7. Closing Thoughts and Political Framing
- Mudd wraps up by reiterating the strong popular and political case for shifting health care funds directly to people, predicting that “good policy is often good politics” (42:46).
- He challenges listeners:
"If you could have all the money for an Obamacare subsidy provided directly to you in a health savings account as opposed to paying for insurance, would you want it?" (42:46)
- He ends on an optimistic note, urging unity and faith in fixing the system (43:30).
Notable Quotes & Memorable Moments
- On Obamacare’s Effect:
“One of the greatest corporate welfare projects in American history, if not the absolute largest, was set into motion [by] the ACA.” [04:10]

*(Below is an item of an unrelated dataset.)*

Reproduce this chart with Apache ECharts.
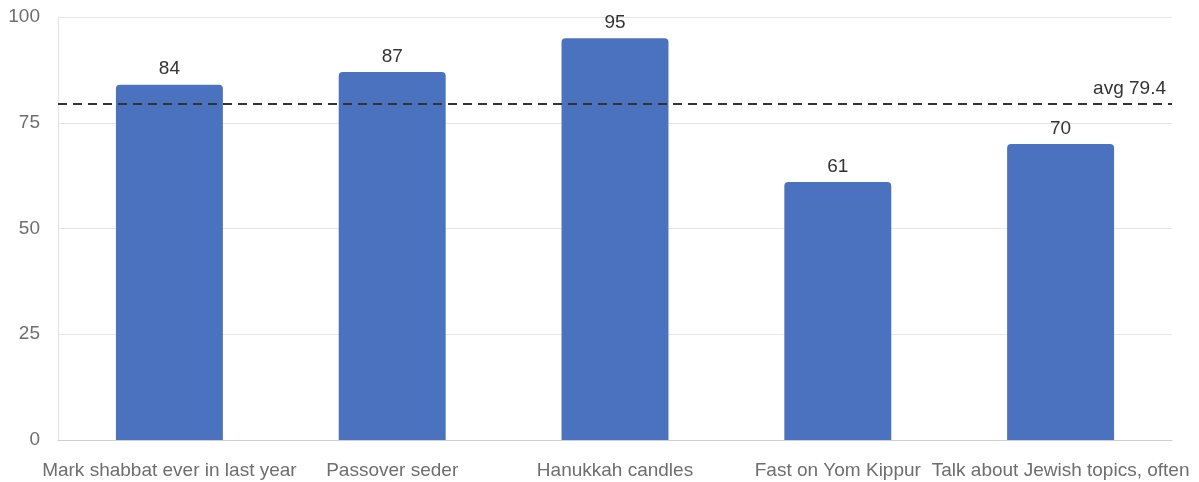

- On the consumer experience:
“We as consumers would be bat crap crazy insane forever going down that path in the first place.” [09:38]
- On systemic reform:
“The key to solving health care affordability challenges is … consumer price transparency.” [08:21]
- On Trumpcare’s promise:
"You could then have plans that are just for your specific needs, because remember, the Obamacare mandates would go away at this point..." [24:37]
- On political will:
“Good policy is often good politics. … I can’t imagine a universe in which [Americans] say, you know what? I’d rather that money just go straight to the insurance company.” [42:46]
Important Timestamps
- 02:58 – Brian Mudd welcomes listeners, begins health care discussion
- 06:17 – "Health insurance equals health care" lie explained
- 08:58 – Black Friday shopping analogy for the broken health care purchasing system
- 15:40-16:54 – Ad break (skip)
- 19:29 – President Trump’s stance on not extending Obamacare subsidies
- 21:26 – Quoting Trump’s recent position on health care reform
- 24:37 – Explanation of how Trumpcare/Scott’s plan would work
- 28:30 – Estimated savings under consumer-directed model
- 32:56 – Bob from Florida: malpractice cost argument
- 34:00 – Brian Mudd counters with malpractice cost statistics
- 35:18 – Jim from Tennessee: ACA as insurance company giveaway
- 37:50 – Don from Wisconsin: calls for antitrust enforcement, cites Oklahoma Surgical Center
- 42:46 – Mudd wraps with political/personal challenge to audience
Tone and Style
Brian Mudd employs a mix of humor, frustration, and plain-spoken logic, channeling a populist, consumer-focused angle often found on this show. He’s direct, animated, and unafraid to use biting analogies (“bat crap crazy insane”) to emphasize systemic absurdities.
Summary Takeaway
This episode provides a detailed, fervent critique of America’s insurance-driven health care system, lampoons the false conflation of insurance with care, and offers Trumpcare as a market-driven, consumer-empowering alternative. Through listener calls and real-world analogies, Brian Mudd makes a case for using health savings accounts in place of subsidies to insurers, increasing price transparency, and making coverage genuinely affordable. The show closes with a call for policy rooted in personal and fiscal sense and a message of holiday unity and hope.